◆ **Supplied records**:
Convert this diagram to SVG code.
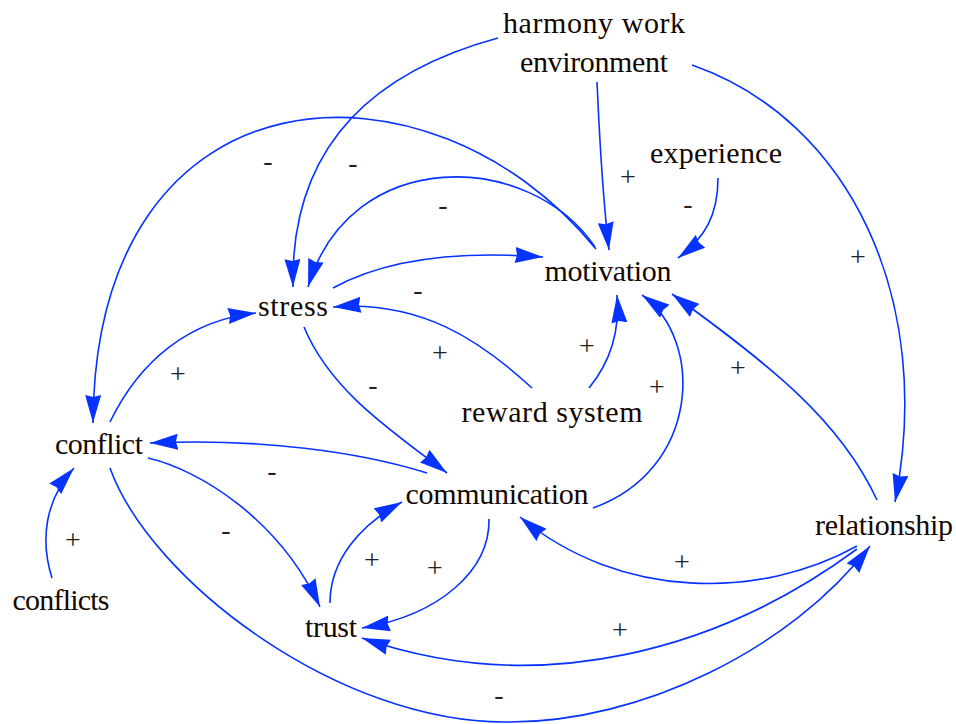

...

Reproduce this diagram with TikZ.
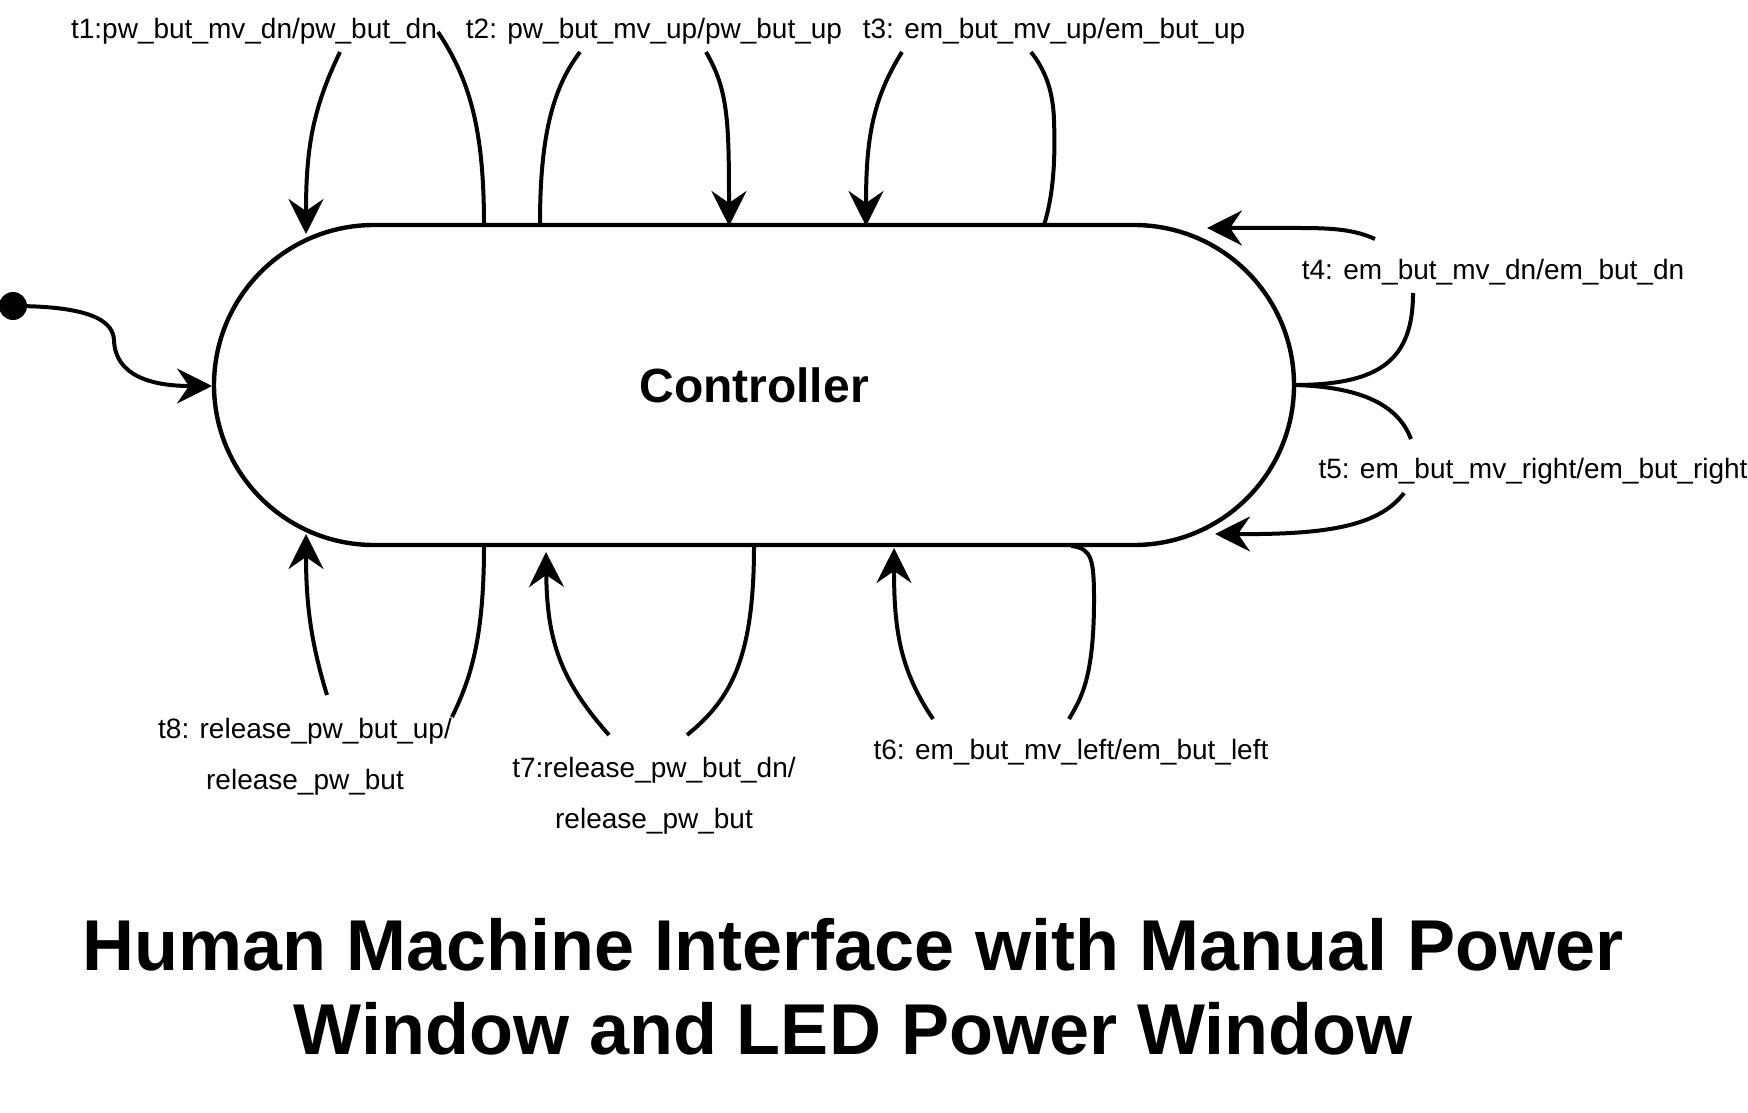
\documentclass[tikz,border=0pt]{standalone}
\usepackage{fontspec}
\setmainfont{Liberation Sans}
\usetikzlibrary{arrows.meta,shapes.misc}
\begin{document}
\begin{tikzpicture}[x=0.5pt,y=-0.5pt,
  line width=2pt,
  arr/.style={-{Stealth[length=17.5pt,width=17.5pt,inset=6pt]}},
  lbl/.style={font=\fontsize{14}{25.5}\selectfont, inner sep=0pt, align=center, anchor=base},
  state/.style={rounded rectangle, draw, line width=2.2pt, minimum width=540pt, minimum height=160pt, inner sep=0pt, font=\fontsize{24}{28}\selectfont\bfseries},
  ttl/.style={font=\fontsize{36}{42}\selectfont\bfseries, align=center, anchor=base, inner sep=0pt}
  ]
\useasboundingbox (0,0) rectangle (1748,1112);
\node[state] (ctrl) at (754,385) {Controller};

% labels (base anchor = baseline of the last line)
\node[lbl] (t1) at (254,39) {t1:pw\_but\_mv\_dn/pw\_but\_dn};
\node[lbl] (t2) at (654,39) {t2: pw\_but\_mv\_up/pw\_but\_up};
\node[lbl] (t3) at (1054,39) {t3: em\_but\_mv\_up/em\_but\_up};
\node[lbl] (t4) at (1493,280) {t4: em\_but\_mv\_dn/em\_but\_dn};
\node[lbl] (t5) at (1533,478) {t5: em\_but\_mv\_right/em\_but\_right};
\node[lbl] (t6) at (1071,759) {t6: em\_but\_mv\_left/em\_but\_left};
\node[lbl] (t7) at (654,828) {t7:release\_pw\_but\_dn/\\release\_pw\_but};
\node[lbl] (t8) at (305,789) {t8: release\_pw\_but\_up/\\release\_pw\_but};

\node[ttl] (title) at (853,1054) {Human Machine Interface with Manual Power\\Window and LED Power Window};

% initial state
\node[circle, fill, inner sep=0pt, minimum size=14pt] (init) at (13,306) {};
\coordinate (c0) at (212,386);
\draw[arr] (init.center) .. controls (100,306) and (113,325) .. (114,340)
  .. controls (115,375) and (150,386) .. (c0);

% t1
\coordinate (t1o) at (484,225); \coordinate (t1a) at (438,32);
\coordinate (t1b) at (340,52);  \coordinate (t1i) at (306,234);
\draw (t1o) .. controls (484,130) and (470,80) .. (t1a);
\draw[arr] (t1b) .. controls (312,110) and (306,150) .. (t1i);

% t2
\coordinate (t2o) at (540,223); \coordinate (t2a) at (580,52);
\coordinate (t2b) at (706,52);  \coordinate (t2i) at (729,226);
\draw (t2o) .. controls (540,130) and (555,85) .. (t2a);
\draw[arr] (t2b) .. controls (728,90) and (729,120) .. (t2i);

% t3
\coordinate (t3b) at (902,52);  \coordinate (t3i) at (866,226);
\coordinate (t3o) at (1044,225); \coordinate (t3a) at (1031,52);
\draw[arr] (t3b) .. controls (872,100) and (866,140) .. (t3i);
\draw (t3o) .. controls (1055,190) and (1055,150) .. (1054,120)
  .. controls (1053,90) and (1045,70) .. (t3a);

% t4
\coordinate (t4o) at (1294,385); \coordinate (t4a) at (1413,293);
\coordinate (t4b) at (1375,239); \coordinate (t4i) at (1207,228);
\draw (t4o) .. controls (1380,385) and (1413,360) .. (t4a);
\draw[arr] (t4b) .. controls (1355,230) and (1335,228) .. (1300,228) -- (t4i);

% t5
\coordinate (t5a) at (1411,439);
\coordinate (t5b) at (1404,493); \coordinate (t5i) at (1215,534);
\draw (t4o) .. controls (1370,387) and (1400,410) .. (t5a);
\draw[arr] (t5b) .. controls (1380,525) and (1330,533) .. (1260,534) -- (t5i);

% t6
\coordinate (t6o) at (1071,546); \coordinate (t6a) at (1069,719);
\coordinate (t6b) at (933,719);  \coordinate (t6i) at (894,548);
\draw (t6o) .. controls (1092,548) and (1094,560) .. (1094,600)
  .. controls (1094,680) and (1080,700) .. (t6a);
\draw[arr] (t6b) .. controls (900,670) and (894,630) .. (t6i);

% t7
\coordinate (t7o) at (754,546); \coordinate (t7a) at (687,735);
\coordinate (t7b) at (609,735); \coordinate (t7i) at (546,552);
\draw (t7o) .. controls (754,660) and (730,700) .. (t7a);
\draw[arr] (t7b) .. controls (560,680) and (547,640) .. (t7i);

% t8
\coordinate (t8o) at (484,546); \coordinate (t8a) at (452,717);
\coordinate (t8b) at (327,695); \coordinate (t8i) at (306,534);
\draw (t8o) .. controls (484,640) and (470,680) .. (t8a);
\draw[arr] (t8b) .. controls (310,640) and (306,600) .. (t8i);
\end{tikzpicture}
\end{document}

--

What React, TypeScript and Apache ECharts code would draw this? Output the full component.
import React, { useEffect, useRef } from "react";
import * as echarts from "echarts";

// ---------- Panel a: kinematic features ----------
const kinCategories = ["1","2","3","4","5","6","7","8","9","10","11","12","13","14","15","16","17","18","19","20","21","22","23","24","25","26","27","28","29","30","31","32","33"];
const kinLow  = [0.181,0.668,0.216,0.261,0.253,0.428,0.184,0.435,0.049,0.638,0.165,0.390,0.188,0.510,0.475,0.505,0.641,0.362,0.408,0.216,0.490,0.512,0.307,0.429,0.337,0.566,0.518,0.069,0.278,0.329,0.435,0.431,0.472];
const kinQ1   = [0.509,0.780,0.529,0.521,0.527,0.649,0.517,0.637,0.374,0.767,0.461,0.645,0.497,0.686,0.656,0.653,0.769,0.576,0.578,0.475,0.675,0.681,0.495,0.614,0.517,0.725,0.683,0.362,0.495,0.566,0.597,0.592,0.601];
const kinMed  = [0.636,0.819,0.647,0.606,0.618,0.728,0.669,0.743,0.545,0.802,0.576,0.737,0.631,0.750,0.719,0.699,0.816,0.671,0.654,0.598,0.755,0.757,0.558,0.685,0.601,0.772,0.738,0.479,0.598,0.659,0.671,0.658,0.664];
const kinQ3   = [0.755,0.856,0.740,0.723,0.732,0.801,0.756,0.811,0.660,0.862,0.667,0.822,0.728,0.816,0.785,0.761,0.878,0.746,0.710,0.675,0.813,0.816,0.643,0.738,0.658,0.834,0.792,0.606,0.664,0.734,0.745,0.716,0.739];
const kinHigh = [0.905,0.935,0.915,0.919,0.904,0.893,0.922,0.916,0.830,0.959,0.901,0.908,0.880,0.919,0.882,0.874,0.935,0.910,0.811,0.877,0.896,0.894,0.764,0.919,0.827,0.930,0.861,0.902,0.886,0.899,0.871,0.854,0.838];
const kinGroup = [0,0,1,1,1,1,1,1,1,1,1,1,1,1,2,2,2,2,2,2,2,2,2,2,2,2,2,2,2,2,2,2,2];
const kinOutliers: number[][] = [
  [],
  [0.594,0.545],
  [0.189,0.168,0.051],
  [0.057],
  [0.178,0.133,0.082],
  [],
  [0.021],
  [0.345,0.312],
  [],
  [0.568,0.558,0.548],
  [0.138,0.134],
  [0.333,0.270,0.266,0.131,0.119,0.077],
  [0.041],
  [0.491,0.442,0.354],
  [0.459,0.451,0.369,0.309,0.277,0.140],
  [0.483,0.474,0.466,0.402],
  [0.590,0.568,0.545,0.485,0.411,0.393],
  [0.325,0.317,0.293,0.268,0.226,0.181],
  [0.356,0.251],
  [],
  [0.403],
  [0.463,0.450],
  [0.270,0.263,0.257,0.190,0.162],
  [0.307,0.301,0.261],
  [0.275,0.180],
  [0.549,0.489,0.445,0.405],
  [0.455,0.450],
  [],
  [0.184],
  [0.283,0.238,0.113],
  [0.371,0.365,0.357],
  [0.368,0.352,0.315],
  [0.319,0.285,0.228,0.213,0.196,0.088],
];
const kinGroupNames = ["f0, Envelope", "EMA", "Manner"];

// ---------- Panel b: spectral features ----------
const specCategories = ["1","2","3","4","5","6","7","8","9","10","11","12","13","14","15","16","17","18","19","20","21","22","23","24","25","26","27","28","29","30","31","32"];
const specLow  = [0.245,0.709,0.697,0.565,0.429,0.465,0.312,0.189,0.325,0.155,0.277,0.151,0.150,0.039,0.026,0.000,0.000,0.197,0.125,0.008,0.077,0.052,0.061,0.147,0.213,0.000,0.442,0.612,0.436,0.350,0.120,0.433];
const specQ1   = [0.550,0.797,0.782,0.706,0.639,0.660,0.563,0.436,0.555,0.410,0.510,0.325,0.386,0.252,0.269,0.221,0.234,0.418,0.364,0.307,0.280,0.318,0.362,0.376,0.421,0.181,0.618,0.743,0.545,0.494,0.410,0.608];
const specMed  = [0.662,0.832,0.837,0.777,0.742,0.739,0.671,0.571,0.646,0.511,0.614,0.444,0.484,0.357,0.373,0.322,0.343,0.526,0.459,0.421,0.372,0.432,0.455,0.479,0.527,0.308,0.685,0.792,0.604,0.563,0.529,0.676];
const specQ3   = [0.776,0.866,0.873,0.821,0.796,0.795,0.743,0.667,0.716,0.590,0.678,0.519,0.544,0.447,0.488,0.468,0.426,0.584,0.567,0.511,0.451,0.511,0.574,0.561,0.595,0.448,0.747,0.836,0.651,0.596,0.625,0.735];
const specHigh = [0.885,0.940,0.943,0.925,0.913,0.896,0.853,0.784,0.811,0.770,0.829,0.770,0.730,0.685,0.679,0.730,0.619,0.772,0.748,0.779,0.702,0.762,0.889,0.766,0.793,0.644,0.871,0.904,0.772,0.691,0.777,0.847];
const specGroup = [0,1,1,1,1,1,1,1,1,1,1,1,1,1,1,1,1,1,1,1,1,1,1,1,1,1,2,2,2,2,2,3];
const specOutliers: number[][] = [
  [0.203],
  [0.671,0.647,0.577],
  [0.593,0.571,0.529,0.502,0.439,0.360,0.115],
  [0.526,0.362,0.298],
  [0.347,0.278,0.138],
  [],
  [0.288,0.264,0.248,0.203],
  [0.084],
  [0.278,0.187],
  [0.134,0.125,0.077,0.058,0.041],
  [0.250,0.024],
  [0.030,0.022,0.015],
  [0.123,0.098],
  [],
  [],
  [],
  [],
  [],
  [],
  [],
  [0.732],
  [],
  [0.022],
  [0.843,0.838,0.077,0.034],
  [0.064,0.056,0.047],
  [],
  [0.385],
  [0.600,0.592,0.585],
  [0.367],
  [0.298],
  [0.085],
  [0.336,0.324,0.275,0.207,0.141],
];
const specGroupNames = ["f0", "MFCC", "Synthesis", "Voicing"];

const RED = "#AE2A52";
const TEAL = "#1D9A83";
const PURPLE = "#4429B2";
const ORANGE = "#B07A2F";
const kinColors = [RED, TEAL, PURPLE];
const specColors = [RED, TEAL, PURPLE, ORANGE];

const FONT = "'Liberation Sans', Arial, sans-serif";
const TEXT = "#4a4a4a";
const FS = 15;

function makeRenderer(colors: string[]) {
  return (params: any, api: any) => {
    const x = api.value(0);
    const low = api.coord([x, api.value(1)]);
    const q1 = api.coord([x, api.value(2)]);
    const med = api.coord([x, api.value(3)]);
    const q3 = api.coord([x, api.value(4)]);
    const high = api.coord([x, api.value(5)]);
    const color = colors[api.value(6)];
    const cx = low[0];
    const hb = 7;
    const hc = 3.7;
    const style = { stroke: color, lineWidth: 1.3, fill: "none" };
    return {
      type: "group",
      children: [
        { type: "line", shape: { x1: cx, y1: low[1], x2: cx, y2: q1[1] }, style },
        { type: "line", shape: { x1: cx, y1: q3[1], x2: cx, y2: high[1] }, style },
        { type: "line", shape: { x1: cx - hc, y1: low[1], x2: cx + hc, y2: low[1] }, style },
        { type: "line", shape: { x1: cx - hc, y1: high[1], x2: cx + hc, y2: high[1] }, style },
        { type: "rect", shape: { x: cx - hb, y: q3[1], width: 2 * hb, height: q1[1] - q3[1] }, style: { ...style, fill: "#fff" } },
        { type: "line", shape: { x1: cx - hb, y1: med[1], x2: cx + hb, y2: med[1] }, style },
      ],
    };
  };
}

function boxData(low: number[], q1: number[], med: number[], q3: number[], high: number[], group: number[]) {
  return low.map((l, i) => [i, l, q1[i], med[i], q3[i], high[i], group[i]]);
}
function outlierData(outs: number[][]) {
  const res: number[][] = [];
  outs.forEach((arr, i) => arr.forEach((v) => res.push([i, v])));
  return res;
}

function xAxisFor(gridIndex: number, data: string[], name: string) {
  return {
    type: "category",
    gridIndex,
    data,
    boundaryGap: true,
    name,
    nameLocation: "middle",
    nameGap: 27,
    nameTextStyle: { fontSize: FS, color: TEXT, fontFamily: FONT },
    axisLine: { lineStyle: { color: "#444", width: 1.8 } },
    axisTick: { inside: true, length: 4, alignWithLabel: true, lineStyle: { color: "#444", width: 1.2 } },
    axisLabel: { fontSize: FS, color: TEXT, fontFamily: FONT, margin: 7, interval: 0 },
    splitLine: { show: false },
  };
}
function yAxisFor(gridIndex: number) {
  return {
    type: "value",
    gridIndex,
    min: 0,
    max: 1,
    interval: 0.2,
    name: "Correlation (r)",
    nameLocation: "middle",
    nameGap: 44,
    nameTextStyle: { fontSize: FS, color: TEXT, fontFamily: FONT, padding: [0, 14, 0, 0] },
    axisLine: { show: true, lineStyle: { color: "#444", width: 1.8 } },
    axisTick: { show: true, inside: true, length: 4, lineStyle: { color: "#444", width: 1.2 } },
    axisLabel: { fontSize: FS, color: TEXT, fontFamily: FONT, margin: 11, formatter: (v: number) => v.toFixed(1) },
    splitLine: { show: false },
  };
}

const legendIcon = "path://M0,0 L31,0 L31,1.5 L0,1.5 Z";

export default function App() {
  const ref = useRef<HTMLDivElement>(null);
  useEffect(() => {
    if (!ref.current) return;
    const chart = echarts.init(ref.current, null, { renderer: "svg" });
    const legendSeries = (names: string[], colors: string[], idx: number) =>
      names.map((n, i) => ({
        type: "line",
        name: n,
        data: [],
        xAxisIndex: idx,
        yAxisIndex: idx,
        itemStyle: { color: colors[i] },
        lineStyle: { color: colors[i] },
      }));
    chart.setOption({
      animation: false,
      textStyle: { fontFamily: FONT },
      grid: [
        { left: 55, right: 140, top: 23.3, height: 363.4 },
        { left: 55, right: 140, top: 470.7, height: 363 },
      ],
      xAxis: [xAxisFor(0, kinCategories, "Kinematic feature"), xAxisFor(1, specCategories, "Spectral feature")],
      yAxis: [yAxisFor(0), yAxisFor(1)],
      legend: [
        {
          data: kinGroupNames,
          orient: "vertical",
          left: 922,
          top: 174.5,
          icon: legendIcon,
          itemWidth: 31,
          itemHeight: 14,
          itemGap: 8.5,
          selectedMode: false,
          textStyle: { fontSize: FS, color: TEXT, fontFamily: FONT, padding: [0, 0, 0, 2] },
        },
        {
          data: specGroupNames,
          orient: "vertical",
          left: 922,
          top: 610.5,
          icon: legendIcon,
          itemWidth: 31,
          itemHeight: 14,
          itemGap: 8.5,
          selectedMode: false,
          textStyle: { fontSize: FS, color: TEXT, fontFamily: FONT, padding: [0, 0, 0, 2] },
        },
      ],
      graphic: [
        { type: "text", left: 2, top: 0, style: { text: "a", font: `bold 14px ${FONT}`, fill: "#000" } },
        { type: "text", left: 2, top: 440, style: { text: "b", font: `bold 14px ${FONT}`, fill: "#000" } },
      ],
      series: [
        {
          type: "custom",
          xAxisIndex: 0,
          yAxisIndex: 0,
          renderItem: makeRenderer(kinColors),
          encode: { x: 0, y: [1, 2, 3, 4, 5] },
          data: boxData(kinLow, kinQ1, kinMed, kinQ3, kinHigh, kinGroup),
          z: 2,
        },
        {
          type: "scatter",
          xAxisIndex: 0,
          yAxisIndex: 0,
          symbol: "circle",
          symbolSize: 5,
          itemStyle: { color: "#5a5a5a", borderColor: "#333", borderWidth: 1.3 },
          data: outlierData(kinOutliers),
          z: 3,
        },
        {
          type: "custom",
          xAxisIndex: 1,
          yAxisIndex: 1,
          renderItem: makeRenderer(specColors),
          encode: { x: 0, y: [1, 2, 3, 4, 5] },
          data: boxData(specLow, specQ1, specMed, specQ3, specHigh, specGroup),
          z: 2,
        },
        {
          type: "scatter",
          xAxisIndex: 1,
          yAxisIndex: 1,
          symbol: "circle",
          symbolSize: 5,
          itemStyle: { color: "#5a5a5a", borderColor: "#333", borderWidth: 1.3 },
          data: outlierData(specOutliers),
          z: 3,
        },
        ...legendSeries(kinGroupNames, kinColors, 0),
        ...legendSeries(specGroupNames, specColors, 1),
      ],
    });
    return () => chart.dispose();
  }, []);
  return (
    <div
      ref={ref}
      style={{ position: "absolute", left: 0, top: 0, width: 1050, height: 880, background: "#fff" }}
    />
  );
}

◆ **Your goal**:
Write out the lines running from the one that contains "Reproduce this diagram with TikZ." through the one that contains "(ctrl) at (754,385)", ends included, and nothing else. Pictures stay out of the copy.

◆ **Answer to this problem**:
Reproduce this diagram with TikZ.
\documentclass[tikz,border=0pt]{standalone}
\usepackage{fontspec}
\setmainfont{Liberation Sans}
\usetikzlibrary{arrows.meta,shapes.misc}
\begin{document}
\begin{tikzpicture}[x=0.5pt,y=-0.5pt,
  line width=2pt,
  arr/.style={-{Stealth[length=17.5pt,width=17.5pt,inset=6pt]}},
  lbl/.style={font=\fontsize{14}{25.5}\selectfont, inner sep=0pt, align=center, anchor=base},
  state/.style={rounded rectangle, draw, line width=2.2pt, minimum width=540pt, minimum height=160pt, inner sep=0pt, font=\fontsize{24}{28}\selectfont\bfseries},
  ttl/.style={font=\fontsize{36}{42}\selectfont\bfseries, align=center, anchor=base, inner sep=0pt}
  ]
\useasboundingbox (0,0) rectangle (1748,1112);
\node[state] (ctrl) at (754,385) {Controller};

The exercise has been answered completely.